I know that the image of NJ drivers are BMW driving upper middle class yuppies. However, I have put in many miles in NJ and I can tell you that many parts of NJ have residents that are treading water in 1980s vintage automobiles. Warren County and large chunks of south Jersey have poverty problems and the land usage makes demand for NJT bus service sparse. These people are finished if fuel climbs.
I am not saying that raising tolls and the gas tax would be bad. I am simply saying that most of our transit advocates have transportation myopia that causes them to misunderstand their respective markets. Christie has done his best to protect the people that don't have much and he is doing it again.
I'm glad that you're not saying that raising tolls and the gas tax would be bad, Joel. (I'd be interested to know when and how you think they should be raised.) But you raise an important point, and I'm going to use it as a springboard to discuss a persistent problem in leftist transportation discussions: compassion.
I'm a compassionate kind of guy, and like many leftists, a lot of my politics are motivated by compassion. But a lot of leftists get paralyzed by their compassion - or maybe it offers them an excuse to avoid something they didn't particularly want to do anyway. They lose perspective, lose the ability to distinguish between different levels of pain, and between short-term disruptions and long-term inequities. For some reason it happens a lot when the topic of poor people who drive cars comes up.
Let me give an example, taking Joel's argument to its extreme: I live in Queens. I just heard about this great job in Chicago. Obviously, none of you are going to suggest that the government pay for my commute; I should either move to Chicago or get a job here.
But what if my Senators and the Senators from Illinois get a great idea for economic development: ten dollar flights to Midway! The federal government covers the difference between the ticket price and the airline's cost per passenger. I take the job in Chicago and start flying back and forth every weekday.
A year goes by and it's a hugely popular program. The city is talking about building a new airport in Brooklyn to accommodate the demand. The US has occupied Iran to ensure a steady supply of jet fuel. But it's straining the federal and state budgets, and the government is looking at either raising taxes or cutting other programs to pay for it.
Suppose that someone gets bold enough to suggest that the program could pay more of its own costs if the fare were raised to twenty dollars. But that would mean paying a hundred dollars a week for me. It would add up to almost five thousand dollars over a year! My job only pays thirty thousand, so it would be a devastating blow to me. How am I going to pay for the mortgage on my house, the payments on my car, and my kids' tuition at private school?

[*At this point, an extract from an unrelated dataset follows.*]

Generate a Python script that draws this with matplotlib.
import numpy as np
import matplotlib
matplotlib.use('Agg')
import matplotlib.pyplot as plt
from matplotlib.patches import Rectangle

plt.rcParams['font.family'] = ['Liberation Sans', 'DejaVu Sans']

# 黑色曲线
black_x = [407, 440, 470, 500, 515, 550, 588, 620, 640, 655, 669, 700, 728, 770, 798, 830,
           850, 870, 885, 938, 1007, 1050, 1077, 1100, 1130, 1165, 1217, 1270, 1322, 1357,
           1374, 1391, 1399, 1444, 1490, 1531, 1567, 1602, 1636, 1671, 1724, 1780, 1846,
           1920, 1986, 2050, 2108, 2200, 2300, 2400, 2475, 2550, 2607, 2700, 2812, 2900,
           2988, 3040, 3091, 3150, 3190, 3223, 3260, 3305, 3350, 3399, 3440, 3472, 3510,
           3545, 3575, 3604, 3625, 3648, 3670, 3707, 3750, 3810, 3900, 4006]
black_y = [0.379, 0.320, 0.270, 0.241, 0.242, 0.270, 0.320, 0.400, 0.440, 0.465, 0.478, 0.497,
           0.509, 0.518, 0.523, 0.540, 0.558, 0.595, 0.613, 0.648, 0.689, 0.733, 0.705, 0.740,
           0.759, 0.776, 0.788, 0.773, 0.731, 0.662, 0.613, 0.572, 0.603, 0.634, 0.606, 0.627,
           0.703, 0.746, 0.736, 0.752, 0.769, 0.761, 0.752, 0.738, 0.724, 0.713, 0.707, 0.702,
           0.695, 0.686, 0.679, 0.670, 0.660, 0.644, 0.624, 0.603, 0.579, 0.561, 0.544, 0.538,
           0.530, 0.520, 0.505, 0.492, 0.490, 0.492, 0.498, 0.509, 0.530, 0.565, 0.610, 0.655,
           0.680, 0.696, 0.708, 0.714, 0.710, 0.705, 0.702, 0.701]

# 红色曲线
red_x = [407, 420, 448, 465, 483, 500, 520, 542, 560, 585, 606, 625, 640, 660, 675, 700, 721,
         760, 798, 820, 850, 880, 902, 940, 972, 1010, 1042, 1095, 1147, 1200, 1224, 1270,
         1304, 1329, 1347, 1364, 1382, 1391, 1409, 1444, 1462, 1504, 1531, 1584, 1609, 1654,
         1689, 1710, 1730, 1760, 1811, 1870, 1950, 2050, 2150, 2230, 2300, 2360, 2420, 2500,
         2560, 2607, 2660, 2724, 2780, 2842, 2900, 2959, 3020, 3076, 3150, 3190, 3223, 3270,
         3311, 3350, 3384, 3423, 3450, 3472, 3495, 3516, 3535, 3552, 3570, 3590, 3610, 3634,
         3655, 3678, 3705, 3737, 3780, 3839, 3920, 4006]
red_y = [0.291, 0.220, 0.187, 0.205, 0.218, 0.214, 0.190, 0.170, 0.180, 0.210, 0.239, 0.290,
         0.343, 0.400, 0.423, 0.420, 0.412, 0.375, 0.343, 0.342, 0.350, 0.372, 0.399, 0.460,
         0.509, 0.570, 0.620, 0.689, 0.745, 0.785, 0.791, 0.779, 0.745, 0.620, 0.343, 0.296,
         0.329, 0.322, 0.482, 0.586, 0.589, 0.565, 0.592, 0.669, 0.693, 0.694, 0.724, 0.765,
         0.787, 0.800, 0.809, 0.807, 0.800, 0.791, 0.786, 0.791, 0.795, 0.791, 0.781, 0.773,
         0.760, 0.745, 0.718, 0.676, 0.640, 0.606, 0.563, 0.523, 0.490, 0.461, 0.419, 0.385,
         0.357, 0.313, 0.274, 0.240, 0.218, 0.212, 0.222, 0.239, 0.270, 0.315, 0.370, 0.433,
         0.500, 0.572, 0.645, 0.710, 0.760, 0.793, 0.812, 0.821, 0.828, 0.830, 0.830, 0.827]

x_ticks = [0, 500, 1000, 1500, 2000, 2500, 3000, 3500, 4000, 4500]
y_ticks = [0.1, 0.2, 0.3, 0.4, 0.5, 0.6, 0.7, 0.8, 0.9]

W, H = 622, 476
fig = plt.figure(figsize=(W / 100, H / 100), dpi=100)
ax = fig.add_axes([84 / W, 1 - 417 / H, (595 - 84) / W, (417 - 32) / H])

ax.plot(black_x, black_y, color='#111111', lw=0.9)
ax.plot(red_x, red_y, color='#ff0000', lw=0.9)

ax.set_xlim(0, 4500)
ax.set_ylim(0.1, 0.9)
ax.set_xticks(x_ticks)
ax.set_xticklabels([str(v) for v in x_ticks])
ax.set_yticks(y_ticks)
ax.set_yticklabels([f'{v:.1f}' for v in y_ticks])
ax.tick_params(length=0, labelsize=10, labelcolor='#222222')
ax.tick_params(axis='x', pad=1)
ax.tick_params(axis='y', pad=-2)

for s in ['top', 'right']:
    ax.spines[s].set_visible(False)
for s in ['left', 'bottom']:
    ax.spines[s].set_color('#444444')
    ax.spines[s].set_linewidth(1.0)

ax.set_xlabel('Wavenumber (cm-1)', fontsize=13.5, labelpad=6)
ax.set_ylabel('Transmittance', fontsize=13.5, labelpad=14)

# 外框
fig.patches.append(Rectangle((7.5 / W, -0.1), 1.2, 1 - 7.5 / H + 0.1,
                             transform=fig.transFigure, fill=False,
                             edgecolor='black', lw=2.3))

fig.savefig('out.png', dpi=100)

My point, to be clear, is that any subsidy will eventually have a significant number of people who are dependent on it. Ending a subsidy like this will disrupt people's lives, causing economic suffering. But just as we currently live fine without ten-dollar flights to Chicago, we would be able to live fine if they were given and taken away. And just as people were able to live fine in Warren County without cheap gas and free highways, some day they'll be able to do that again. Maybe all the people who moved to Warren County to take advantage of the cheap gas and free highways will have to move back to the cities, but they won't necessarily move back to the slum conditions that many of them left behind.
Making the transition is important. A lot of the pain associated with eliminating subsidies is transitional. This can be mitigated with proper support: a favorable job market, a good safety net. Interestingly, when there is enough support, transitions like this are often not even perceived as painful. It's another chapter in someone's life, even an adventure.
We also need to realize that subsidies can hurt as well as help, and compare the pain of getting rid of a subsidy against the pain of keeping it. Think about the budget mess and fuel shortages that ten dollar flights to Chicago would cause, let alone the suffering that it would cause if we occupied Iran. Similarly, it would probably cause a lot more suffering over the long term to continue subsidizing sprawl in Warren County than to stop.
Note the difference between my argument and a libertarian one. I am not saying that all subsidies are evil and must be eliminated. I am saying that they must be justified, and that those that can't be justified should be eliminated. I'm not saying that they should be justified with some kind of cold monetary cost-benefit analysis, but in terms of how they fit with our priorities, and how compassionate they are. I'm also not advocating pain and suffering, I'm advocating adequate transition support.
Again, I'm not trying to make Joel the bad guy here. I don't know what he thinks should be done in Warren County. But "These people are finished if fuel climbs," sounds like an argument for letting these subsidies persist indefinitely, which is not an answer.
The bottom line is that compassion doesn't mean never doing anything that could possibly make someone suffer somewhere. It means keeping perspective, and doing what's necessary to reduce the overall suffering. And that includes measures to mitigate transitional suffering.